Verifying the Transition: A Case for Blockchain

As automakers extend the lifespan of internal combustion engines through hybrid systems, the global push for carbon neutrality enters a gray area. Tracking the true environmental impact of a hybrid fleet is a fragmented data nightmare.

This creates a massive opportunity for builders in the blockchain space. Decentralized physical infrastructure networks (DePIN) and immutable ledgers are perfectly suited for tracking the lifecycle of hybrid components. By utilizing blockchain tech, manufacturers can create transparent, verifiable supply chains for battery minerals (like lithium and cobalt) while simultaneously tokenizing carbon offsets and tracking real-world emissions via IoT sensors.
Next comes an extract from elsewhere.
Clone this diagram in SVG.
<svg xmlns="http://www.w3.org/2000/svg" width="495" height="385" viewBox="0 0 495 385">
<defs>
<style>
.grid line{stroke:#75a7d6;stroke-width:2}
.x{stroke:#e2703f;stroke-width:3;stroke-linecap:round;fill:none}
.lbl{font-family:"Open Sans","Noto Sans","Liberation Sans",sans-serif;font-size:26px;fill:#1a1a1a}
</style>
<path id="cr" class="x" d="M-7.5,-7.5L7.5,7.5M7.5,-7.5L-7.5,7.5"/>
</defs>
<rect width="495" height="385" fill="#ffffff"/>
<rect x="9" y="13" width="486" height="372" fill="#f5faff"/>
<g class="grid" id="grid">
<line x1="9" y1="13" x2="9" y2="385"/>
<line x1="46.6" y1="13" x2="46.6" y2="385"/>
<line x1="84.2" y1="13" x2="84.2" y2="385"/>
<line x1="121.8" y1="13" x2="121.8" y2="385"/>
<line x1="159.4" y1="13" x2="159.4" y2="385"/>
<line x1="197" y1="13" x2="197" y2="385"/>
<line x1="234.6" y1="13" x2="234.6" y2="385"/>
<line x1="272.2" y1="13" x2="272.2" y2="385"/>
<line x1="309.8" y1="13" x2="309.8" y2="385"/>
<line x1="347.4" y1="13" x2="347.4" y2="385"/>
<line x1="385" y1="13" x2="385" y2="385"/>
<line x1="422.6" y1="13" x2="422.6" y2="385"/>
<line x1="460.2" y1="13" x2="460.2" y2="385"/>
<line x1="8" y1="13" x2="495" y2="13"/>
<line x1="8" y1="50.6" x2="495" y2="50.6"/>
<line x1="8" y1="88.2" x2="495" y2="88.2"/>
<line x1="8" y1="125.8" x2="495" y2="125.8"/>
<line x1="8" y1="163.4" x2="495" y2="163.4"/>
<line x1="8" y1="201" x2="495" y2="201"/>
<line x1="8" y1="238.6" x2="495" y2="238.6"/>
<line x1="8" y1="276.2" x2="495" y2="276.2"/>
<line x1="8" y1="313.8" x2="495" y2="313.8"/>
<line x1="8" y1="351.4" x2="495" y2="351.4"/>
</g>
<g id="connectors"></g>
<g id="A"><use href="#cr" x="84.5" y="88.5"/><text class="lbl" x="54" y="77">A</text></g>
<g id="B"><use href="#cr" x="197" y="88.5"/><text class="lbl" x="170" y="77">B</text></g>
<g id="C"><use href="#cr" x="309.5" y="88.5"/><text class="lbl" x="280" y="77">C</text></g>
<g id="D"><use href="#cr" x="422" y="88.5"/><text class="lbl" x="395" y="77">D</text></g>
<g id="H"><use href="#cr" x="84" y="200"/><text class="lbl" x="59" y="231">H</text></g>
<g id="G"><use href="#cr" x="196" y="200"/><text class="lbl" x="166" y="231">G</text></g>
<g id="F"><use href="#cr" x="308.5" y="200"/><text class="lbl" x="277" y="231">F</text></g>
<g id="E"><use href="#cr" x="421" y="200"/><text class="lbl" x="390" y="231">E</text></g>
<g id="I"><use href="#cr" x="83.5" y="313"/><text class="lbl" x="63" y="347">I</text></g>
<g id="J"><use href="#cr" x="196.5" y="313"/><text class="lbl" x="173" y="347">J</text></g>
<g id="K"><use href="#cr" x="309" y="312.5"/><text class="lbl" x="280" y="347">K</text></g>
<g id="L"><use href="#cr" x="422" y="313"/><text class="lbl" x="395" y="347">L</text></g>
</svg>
If the world is going to rely on hybrids longer than initially projected, verifiable environmental accountability will require cryptographic proof, not just corporate promises.

The Takeaway

Honda’s decision to double down on hybrids isn’t a step backward—it’s a calculated, data-driven pivot. For founders and engineers, the lesson is clear: don't let a rigid 10-year vision blind you to the realities of a 2-year market cycle.

Build the bridge. Optimize it with AI. Secure its metrics with blockchain. True innovation isn't just about reaching the destination; it's about surviving the journey.